Implications for Global Oil Distribution
Edmund King, president of the AA, expressed concerns that the ongoing turmoil in the Middle East is poised to disrupt oil distribution on a global scale. “The magnitude and duration of pump price increases depend on how long the conflict continues,” he warned. The Iranian Revolutionary Guards Corps (IRGC) has claimed responsibility for striking three tankers from the UK and US, which are reportedly ablaze, although neither the UK nor the US has confirmed these claims.
The situation has led to heightened caution among shipping companies, with at least 150 tankers anchoring in safer waters beyond the Strait of Hormuz.

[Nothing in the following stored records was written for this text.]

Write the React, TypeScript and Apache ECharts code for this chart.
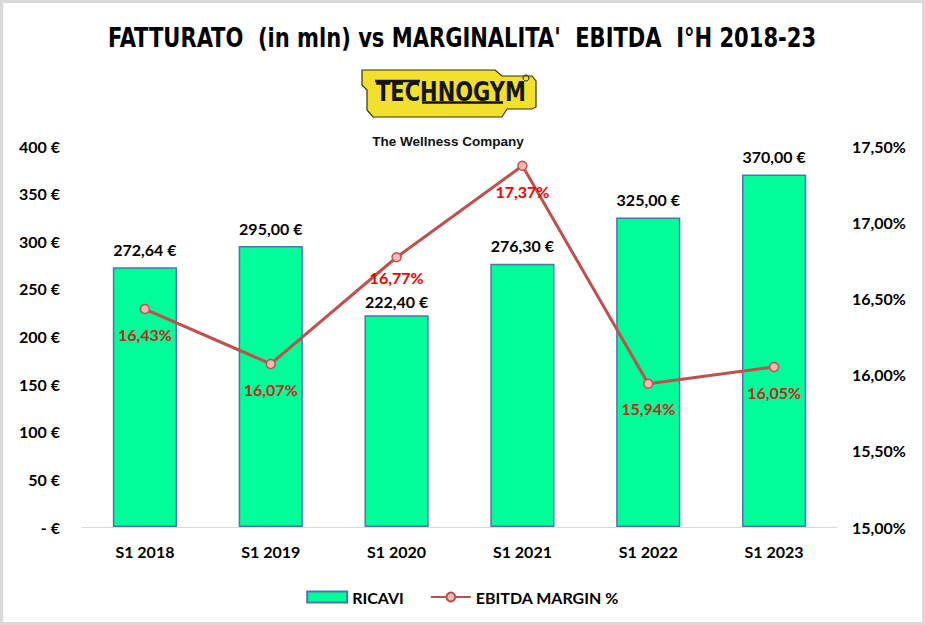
import React, { useEffect, useRef } from "react";
import * as echarts from "echarts";

const categories = ["S1 2018", "S1 2019", "S1 2020", "S1 2021", "S1 2022", "S1 2023"];
const ricavi = [272.64, 295.0, 222.4, 276.3, 325.0, 370.0];
const ebitdaMargin = [16.43, 16.07, 16.77, 17.37, 15.94, 16.05];
const marginLabelOnBar = [true, true, false, false, true, true];

const FONT = "Lato, 'Open Sans', sans-serif";

const fmtEuro = (v: number) => v.toFixed(2).replace(".", ",") + " €";
const fmtPct = (v: number) => v.toFixed(2).replace(".", ",") + "%";

export default function App() {
  const ref = useRef<HTMLDivElement>(null);
  useEffect(() => {
    if (!ref.current) return;
    const chart = echarts.init(ref.current, undefined, { renderer: "svg" });
    const option: any = {
      animation: false,
      backgroundColor: "#ffffff",
      textStyle: { fontFamily: FONT },
      graphic: [
        {
          type: "rect",
          shape: { x: 1.5, y: 1.5, width: 922, height: 622 },
          style: { fill: "none", stroke: "#d9d9d9", lineWidth: 3 },
          silent: true,
        },
        {
          type: "text",
          x: 462,
          y: 38,
          scaleX: 0.9,
          style: {
            text: "FATTURATO  (in mln) vs MARGINALITA'  EBITDA  I°H 2018-23",
            font: "bold 26px 'DejaVu Sans Condensed', 'DejaVu Sans', sans-serif",
            fill: "#000000",
            align: "center",
            verticalAlign: "middle",
          },
          silent: true,
        },
        {
          type: "polygon",
          shape: {
            points: [
              [362, 70], [495, 70], [502, 76], [532, 76], [536, 81], [536, 107],
              [532, 109], [507, 109], [502, 117], [373, 117], [367, 110],
              [367, 90], [362, 85],
            ],
          },
          style: { fill: "#f3df2e", stroke: "#3a3000", lineWidth: 1.2 },
          silent: true,
        },
        {
          type: "text",
          x: 451,
          y: 92,
          scaleY: 1.25,
          style: {
            text: "TECHNOGYM",
            font: "bold 21px 'DejaVu Sans', sans-serif",
            fill: "#151515",
            align: "center",
            verticalAlign: "middle",
          },
          silent: true,
        },
        {
          type: "line",
          shape: { x1: 375, y1: 81, x2: 420, y2: 81 },
          style: { stroke: "#151515", lineWidth: 2.5 },
          silent: true,
        },
        {
          type: "line",
          shape: { x1: 422, y1: 102.5, x2: 503, y2: 102.5 },
          style: { stroke: "#151515", lineWidth: 2.5 },
          silent: true,
        },
        {
          type: "circle",
          shape: { cx: 526, cy: 78, r: 3 },
          style: { fill: "none", stroke: "#151515", lineWidth: 1 },
          silent: true,
        },
        {
          type: "text",
          x: 448,
          y: 141,
          style: {
            text: "The Wellness Company",
            font: "bold 13.5px 'Liberation Sans', Arial, sans-serif",
            fill: "#111111",
            align: "center",
            verticalAlign: "middle",
          },
          silent: true,
        },
      ],
      legend: {
        left: "center",
        top: 584,
        itemWidth: 40,
        itemHeight: 11,
        itemGap: 26,
        textStyle: { fontFamily: FONT, fontWeight: "bold", fontSize: 16, color: "#000" },
        data: [{ name: "RICAVI", icon: "rect" }, { name: "EBITDA MARGIN %" }],
      },
      grid: { left: 82, right: 88, top: 146, bottom: 98, containLabel: false },
      xAxis: {
        type: "category",
        data: categories,
        axisLine: { show: true, lineStyle: { color: "#d9d9d9", width: 1 } },
        axisTick: { show: false },
        axisLabel: {
          margin: 16,
          fontFamily: FONT,
          fontWeight: "bold",
          fontSize: 16,
          color: "#000",
        },
      },
      yAxis: [
        {
          type: "value",
          min: 0,
          max: 400,
          interval: 50,
          splitLine: { show: false },
          axisLine: { show: false },
          axisTick: { show: false },
          axisLabel: {
            margin: 22,
            fontFamily: FONT,
            fontWeight: "bold",
            fontSize: 16,
            color: "#000",
            formatter: (v: number) => (v === 0 ? "- €" : v + " €"),
          },
        },
        {
          type: "value",
          min: 15,
          max: 17.5,
          interval: 0.5,
          position: "right",
          splitLine: { show: false },
          axisLine: { show: false },
          axisTick: { show: false },
          axisLabel: {
            margin: 15,
            fontFamily: FONT,
            fontWeight: "bold",
            fontSize: 16,
            color: "#000",
            formatter: (v: number) => fmtPct(v),
          },
        },
      ],
      series: [
        {
          name: "RICAVI",
          type: "bar",
          data: ricavi.map((v, i) => ({
            value: v,
            label: { distance: i === 2 ? 6 : 10 },
          })),
          barWidth: "51%",
          itemStyle: { color: "#00fd9a", borderColor: "#4f74ad", borderWidth: 1.5 },
          label: {
            show: true,
            position: "top",
            distance: 10,
            fontFamily: FONT,
            fontWeight: "bold",
            fontSize: 16,
            color: "#000",
            formatter: (p: any) => fmtEuro(p.value),
          },
        },
        {
          name: "EBITDA MARGIN %",
          type: "line",
          yAxisIndex: 1,
          data: ebitdaMargin.map((v, i) => ({
            value: v,
            label: {
              color: marginLabelOnBar[i] ? "#c4241a" : "#f20000",
              distance: i === 2 ? 7 : 12,
            },
          })),
          symbol: "circle",
          symbolSize: 9,
          lineStyle: { color: "#c0504d", width: 3 },
          itemStyle: { color: "#f4b8b6", borderColor: "#c0504d", borderWidth: 1.5 },
          label: {
            show: true,
            position: "bottom",
            distance: 12,
            fontFamily: FONT,
            fontWeight: "bold",
            fontSize: 16,
            formatter: (p: any) => fmtPct(p.value),
          },
          z: 3,
        },
      ],
    };
    chart.setOption(option);
    return () => chart.dispose();
  }, []);
  return (
    <div
      ref={ref}
      style={{ position: "absolute", left: 0, top: 0, width: 925, height: 625 }}
    />
  );
}
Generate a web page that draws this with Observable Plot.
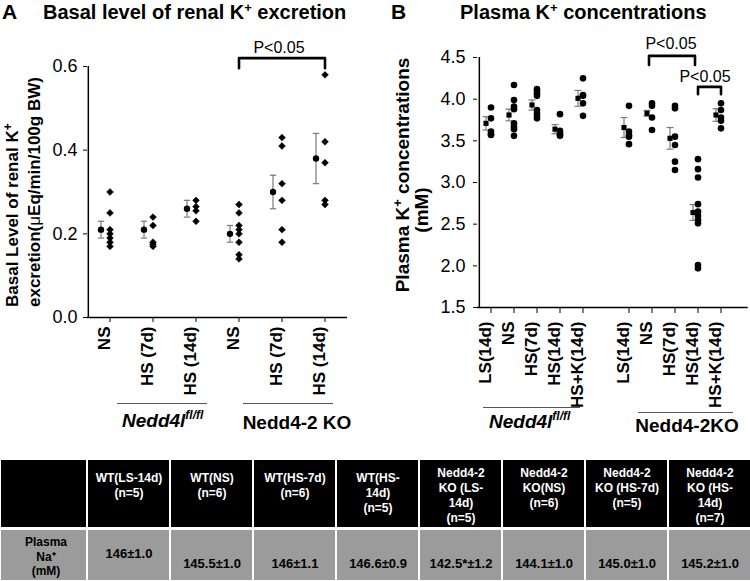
<!DOCTYPE html>
<html><head><meta charset="utf-8">
<script src="https://cdn.jsdelivr.net/npm/d3@7"></script>
<script src="https://cdn.jsdelivr.net/npm/@observablehq/plot@0.6"></script>
<style>
body{margin:0;background:#fff;}
#wrap{position:relative;width:750px;height:581px;overflow:hidden;background:#fff;font-family:"Liberation Sans",Arial,sans-serif;}
#wrap > *{position:absolute;}
</style></head><body>
<div id="wrap"></div>
<script>
// ---------------- DATA ----------------
// Panel A: basal renal K+ excretion (uEq/min/100g BW)
const aCategories = ["NS", "HS (7d)", "HS (14d)", "NS", "HS (7d)", "HS (14d)"];
const aTicks = [0, 0.2, 0.4, 0.6];
const aWT_NS    = [0.30, 0.25, 0.21, 0.20, 0.19, 0.18, 0.17];
const aWT_HS7   = [0.24, 0.22, 0.18, 0.175, 0.17];
const aWT_HS14  = [0.28, 0.265, 0.255, 0.23];
const aKO_NS    = [0.27, 0.25, 0.22, 0.21, 0.20, 0.18, 0.15, 0.14];
const aKO_HS7   = [0.43, 0.41, 0.32, 0.28, 0.21, 0.18];
const aKO_HS14  = [0.58, 0.42, 0.37, 0.28, 0.27];
const aMeans = [0.21, 0.21, 0.26, 0.20, 0.30, 0.38];
const aErrors = [0.02, 0.02, 0.02, 0.02, 0.04, 0.06];
const aBracket = [{x: 3, y: 0.596}, {x: 3, y: 0.62}, {x: 5, y: 0.62}, {x: 5, y: 0.596}];
const aBracketLabel = [{x: 4, y: 0.62, t: "P<0.05"}];

// Panel B: plasma K+ concentrations (mM)
const bCategories = ["LS(14d)", "NS", "HS(7d)", "HS(14d)", "HS+K(14d)", "", "LS(14d)", "NS", "HS(7d)", "HS(14d)", "HS+K(14d)"];
const bTicks = [1.5, 2.0, 2.5, 3.0, 3.5, 4.0, 4.5];
const bWT_LS14  = [3.90, 3.77, 3.61, 3.58, 3.57];
const bWT_NS    = [4.17, 3.99, 3.91, 3.88, 3.71, 3.67, 3.64, 3.56];
const bWT_HS7   = [4.12, 4.10, 4.07, 4.04, 3.87, 3.83, 3.80, 3.77];
const bWT_HS14  = [3.82, 3.62, 3.59, 3.57, 3.56];
const bWT_HSK   = [4.25, 4.05, 4.04, 3.95, 3.80];
const bKO_LS14  = [3.92, 3.61, 3.57, 3.55, 3.46];
const bKO_NS    = [3.95, 3.92, 3.78, 3.63];
const bKO_HS7   = [3.92, 3.89, 3.55, 3.45, 3.25, 3.15];
const bKO_HS14  = [3.28, 3.16, 3.06, 2.74, 2.65, 2.60, 2.55, 2.51, 2.01, 1.97];
const bKO_HSK   = [3.95, 3.87, 3.78, 3.74, 3.65];
const bMeans  = [3.71, 3.81, 3.93, 3.64, 4.01, null, 3.66, 3.83, 3.53, 2.64, 3.81];
const bErrors = [0.08, 0.07, 0.06, 0.055, 0.095, null, 0.12, 0.035, 0.13, 0.095, 0.075];
const bBracket1 = [{x: 7, y: 4.41}, {x: 7, y: 4.52}, {x: 9, y: 4.52}, {x: 9, y: 4.41}];
const bBracket2 = [{x: 9, y: 4.06}, {x: 9, y: 4.147}, {x: 10, y: 4.147}, {x: 10, y: 4.06}];
const bBracketLabels = [{x: 8, y: 4.52, t: "P<0.05"}];
const bBracketLabels2 = [{x: 10, y: 4.147, t: "P<0.05"}];

// Table: plasma Na+
const tableHeader = ["", "WT(LS-14d)\n(n=5)", "WT(NS)\n(n=6)", "WT(HS-7d)\n(n=6)", "WT(HS-\n14d)\n(n=5)",
  "Nedd4-2\nKO (LS-\n14d)\n(n=5)", "Nedd4-2\nKO(NS)\n(n=6)", "Nedd4-2\nKO (HS-7d)\n(n=5)", "Nedd4-2\nKO (HS-\n14d)\n(n=7)"];
const tableRow = ["Plasma\nNa\u207A\n(mM)", "146\u00B11.0", "145.5\u00B11.0", "146\u00B11.1", "146.6\u00B10.9",
  "142.5*\u00B11.2", "144.1\u00B11.0", "145.0\u00B11.0", "145.2\u00B11.0"];

// ---------------- BUILD ----------------
const FONT = '"Liberation Sans", Arial, sans-serif';
const wrap = document.getElementById("wrap");
const capSymbol = {draw(ctx, size) { const r = Math.sqrt(size / Math.PI); ctx.moveTo(-r, 0); ctx.lineTo(r, 0); }};
const baseStyle = {fontFamily: FONT, fontSize: "17px", background: "transparent", overflow: "visible", color: "black"};

function place(el, left, top) { el.style.left = left + "px"; el.style.top = top + "px"; wrap.appendChild(el); }

// Panel A
const aIdx = d3.range(aCategories.length);
const aGroups = [aWT_NS, aWT_HS7, aWT_HS14, aKO_NS, aKO_HS7, aKO_HS14];
const aPoints = aGroups.flatMap((vals, g) => vals.map(v => ({g, v})));
const aSummary = aMeans.map((m, g) => ({g, m, e: aErrors[g]}));
const aCaps = aSummary.flatMap(d => [{g: d.g, y: d.m - d.e}, {g: d.g, y: d.m + d.e}]);
const A = {w: 375, h: 410, ml: 87, mr: 28, mt: 66, mb: 93};
const bwA = (A.w - A.ml - A.mr) / aCategories.length;
const plotA = Plot.plot({
  width: A.w, height: A.h, marginLeft: A.ml, marginRight: A.mr, marginTop: A.mt, marginBottom: A.mb,
  style: baseStyle,
  x: {type: "band", domain: aIdx, padding: 0, axis: null},
  y: {domain: [0, 0.6], axis: null},
  marks: [
    Plot.axisY({ticks: aTicks, tickFormat: d3.format(".1f"), tickSize: 4, tickPadding: 6, fontSize: 18, label: null}),
    Plot.axisX({tickFormat: () => "", tickSize: 5, label: null}),
    Plot.text(aIdx, {x: d => d, text: d => aCategories[d], frameAnchor: "bottom", rotate: -90, textAnchor: "end", dy: 9,
      fontSize: 17, fontWeight: "bold", fill: "black"}),
    Plot.ruleY([0], {stroke: "black", strokeWidth: 1.5}),
    Plot.ruleX([0], {x: d => d, y1: 0, y2: 0.6, dx: -bwA / 2, stroke: "black", strokeWidth: 1.5}),
    Plot.ruleX(aSummary, {x: "g", y1: d => d.m - d.e, y2: d => d.m + d.e, dx: -9, stroke: "#7a7a7a", strokeWidth: 1.2}),
    Plot.dot(aCaps, {x: "g", y: "y", dx: -9, symbol: capSymbol, r: 3.2, stroke: "#7a7a7a", strokeWidth: 1.2}),
    Plot.dot(aPoints, {x: "g", y: "v", symbol: "diamond2", r: 3.1, fill: "black", stroke: "black", strokeWidth: 0.5}),
    Plot.dot(aSummary, {x: "g", y: "m", dx: -9, r: 3.2, fill: "black", stroke: "none"}),
    Plot.line(aBracket, {x: "x", y: "y", stroke: "black", strokeWidth: 2.6}),
    Plot.text(aBracketLabel, {x: "x", y: "y", text: "t", dx: -3, dy: -10, fontSize: 16})
  ]
});
place(plotA, 0, 0);

// Panel B
const bIdx = d3.range(bCategories.length);
const bLabelled = bIdx.filter(i => bCategories[i] !== "");
const bGroups = [bWT_LS14, bWT_NS, bWT_HS7, bWT_HS14, bWT_HSK, [], bKO_LS14, bKO_NS, bKO_HS7, bKO_HS14, bKO_HSK];
const bPoints = bGroups.flatMap((vals, g) => vals.map(v => ({g, v})));
const bSummary = bMeans.map((m, g) => ({g, m, e: bErrors[g]})).filter(d => d.m != null);
const bCaps = bSummary.flatMap(d => [{g: d.g, y: d.m - d.e}, {g: d.g, y: d.m + d.e}]);
const B = {w: 375, h: 410, ml: 102, mr: 16.3, mt: 57, mb: 103};
const bwB = (B.w - B.ml - B.mr) / bCategories.length;
const plotB = Plot.plot({
  width: B.w, height: B.h, marginLeft: B.ml, marginRight: B.mr, marginTop: B.mt, marginBottom: B.mb,
  style: baseStyle,
  x: {type: "band", domain: bIdx, padding: 0, axis: null},
  y: {domain: [1.5, 4.5], axis: null},
  marks: [
    Plot.axisY({ticks: bTicks, tickFormat: d3.format(".1f"), tickSize: 4, tickPadding: 8, fontSize: 18, label: null}),
    Plot.axisX({ticks: bLabelled, tickFormat: () => "", tickSize: 6, label: null}),
    Plot.text(bLabelled, {x: d => d, text: d => bCategories[d], frameAnchor: "bottom", rotate: -90, textAnchor: "end", dy: 14,
      fontSize: 17, fontWeight: "bold", fill: "black"}),
    Plot.ruleY([1.5], {stroke: "black", strokeWidth: 1.5, insetRight: -14}),
    Plot.ruleX([0], {x: d => d, y1: 1.5, y2: 4.5, dx: -bwB / 2, stroke: "black", strokeWidth: 1.5}),
    Plot.ruleX(bSummary, {x: "g", y1: d => d.m - d.e, y2: d => d.m + d.e, dx: -5, stroke: "#7a7a7a", strokeWidth: 1.2}),
    Plot.dot(bCaps, {x: "g", y: "y", dx: -5, symbol: capSymbol, r: 3.5, stroke: "#7a7a7a", strokeWidth: 1.2}),
    Plot.dot(bPoints, {x: "g", y: "v", r: 3.3, fill: "black", stroke: "none"}),
    Plot.dot(bSummary, {x: "g", y: "m", dx: -5, symbol: "square", r: 2.9, fill: "black", stroke: "none"}),
    Plot.line(bBracket1, {x: "x", y: "y", dx: -3, stroke: "black", strokeWidth: 2.6}),
    Plot.line(bBracket2, {x: "x", y: "y", stroke: "black", strokeWidth: 2.6}),
    Plot.text(bBracketLabels, {x: "x", y: "y", text: "t", dx: -4, dy: -12, fontSize: 16}),
    Plot.text(bBracketLabels2, {x: "x", y: "y", text: "t", dx: -16, dy: -10, fontSize: 16})
  ]
});
place(plotB, 375, 0);

// Table header and row
const cols = d3.range(tableHeader.length);
function tablePlot(height, fill, marks) {
  return Plot.plot({
    width: 750, height, marginLeft: 2.7, marginRight: -2.7, marginTop: 0, marginBottom: 0,
    style: {fontFamily: FONT, fontSize: "12px", background: "transparent", overflow: "visible"},
    x: {type: "band", domain: cols, padding: 0, axis: null},
    marks: [
      Plot.cell(cols.slice(1), {x: d => d, fill, insetLeft: 1, insetRight: 1}),
      Plot.cell(cols.slice(0, 1), {x: d => d, fill, insetLeft: -3, insetRight: 1}),
      ...marks
    ]
  });
}
const header = tablePlot(67, "black", [
  Plot.text(cols.slice(1, 5), {x: d => d, text: d => tableHeader[d], frameAnchor: "top", lineAnchor: "top", dy: 11, lineHeight: 1.25, fill: "white", fontWeight: "bold", fontSize: 12}),
  Plot.text(cols.slice(5), {x: d => d, text: d => tableHeader[d], frameAnchor: "top", lineAnchor: "top", dy: 6, lineHeight: 1.25, fill: "white", fontWeight: "bold", fontSize: 12})
]);
place(header, 0, 460);
const row = tablePlot(50, "#9b9b9b", [
  Plot.text(cols.slice(0, 1), {x: d => d, text: d => tableRow[d], frameAnchor: "top", lineAnchor: "top", dy: 6, lineHeight: 1.17, fill: "black", fontWeight: "bold", fontSize: 12}),
  Plot.text(cols.slice(1, 2), {x: d => d, text: d => tableRow[d], frameAnchor: "top", lineAnchor: "top", dy: 18, fill: "black", fontWeight: "bold", fontSize: 13}),
  Plot.text(cols.slice(2), {x: d => d, text: d => tableRow[d], frameAnchor: "top", lineAnchor: "top", dy: 28, fill: "black", fontWeight: "bold", fontSize: 13})
]);
place(row, 0, 530);

// Overlay: titles, axis titles, group labels
const overlay = document.createElementNS("http://www.w3.org/2000/svg", "svg");
overlay.setAttribute("width", 750); overlay.setAttribute("height", 460);
overlay.style.pointerEvents = "none";
overlay.setAttribute("font-family", FONT);
overlay.innerHTML = `
<g font-weight="bold" fill="black">
  <text x="2" y="19" font-size="21">A</text>
  <text x="43" y="19" font-size="20">Basal level of renal K<tspan font-size="13" dy="-7">+</tspan><tspan dy="7"> excretion</tspan></text>
  <text x="391" y="19" font-size="21">B</text>
  <text x="460" y="19" font-size="20">Plasma K<tspan font-size="13" dy="-7">+</tspan><tspan dy="7"> concentrations</tspan></text>

  <text transform="translate(18,307) rotate(-90)" font-size="17">Basal Level of renal K<tspan font-size="12" dy="-6">+</tspan></text>
  <text transform="translate(40,307) rotate(-90)" font-size="17">excretion(<tspan font-weight="normal">\u03BC</tspan>Eq/min/100g BW)</text>
  <text transform="translate(409,175) rotate(-90)" font-size="19" text-anchor="middle">Plasma K<tspan font-size="13" dy="-7">+</tspan><tspan dy="7"> concentrations</tspan></text>
  <text transform="translate(428,210) rotate(-90)" font-size="19" text-anchor="middle">(mM)</text>

  <text x="122" y="427" font-size="19" font-style="italic">Nedd4l<tspan font-size="12" dy="-8">fl/fl</tspan></text>
  <text x="297" y="429" font-size="19" text-anchor="middle">Nedd4-2 KO</text>
  <text x="489" y="428" font-size="19" font-style="italic">Nedd4l<tspan font-size="12" dy="-8">fl/fl</tspan></text>
  <text x="687" y="432" font-size="19" text-anchor="middle">Nedd4-2KO</text>
</g>
<g stroke="#555" stroke-width="1">
  <line x1="117" x2="207" y1="403.5" y2="403.5"/>
  <line x1="243" x2="333" y1="403.5" y2="403.5"/>
  <line x1="483" x2="580" y1="407.5" y2="407.5"/>
  <line x1="638" x2="733" y1="412.5" y2="412.5"/>
</g>`;
place(overlay, 0, 0);
</script>
</body></html>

The UKMTO has advised vessels to proceed with caution amidst multiple security threats reported throughout the Arabian Gulf and Gulf of Oman.
Shipping Routes Under Threat
Vanguard Tech, a private maritime security firm, has corroborated details surrounding the attacks, which involve vessels registered in Gibraltar, Palau, the Marshall Islands, and Liberia. Major shipping operator Maersk announced it would suspend sailings through the Bab el-Mandeb Strait and the Suez Canal, opting instead to reroute around the Cape of Good Hope—a move that could further complicate global shipping logistics.

As tensions rise, fresh aerial assaults have been exchanged between Iran and Israel, following the death of Iran’s Supreme Leader Ayatollah Ali Khamenei in US-Israeli air strikes. Retaliatory strikes have been reported across various Middle Eastern nations, including the UAE, Qatar, Bahrain, and Kuwait, indicating a potential escalation of conflict in the region.
Why it Matters
This recent surge in oil prices highlights the fragility of global energy markets in the face of geopolitical instability. With the Strait of Hormuz as a vital conduit for oil supplies, any disruption not only threatens immediate economic repercussions but could also lead to sustained increases in fuel prices worldwide. As the situation continues to evolve, market participants will be closely observing developments for their potential impacts on both regional stability and global energy costs.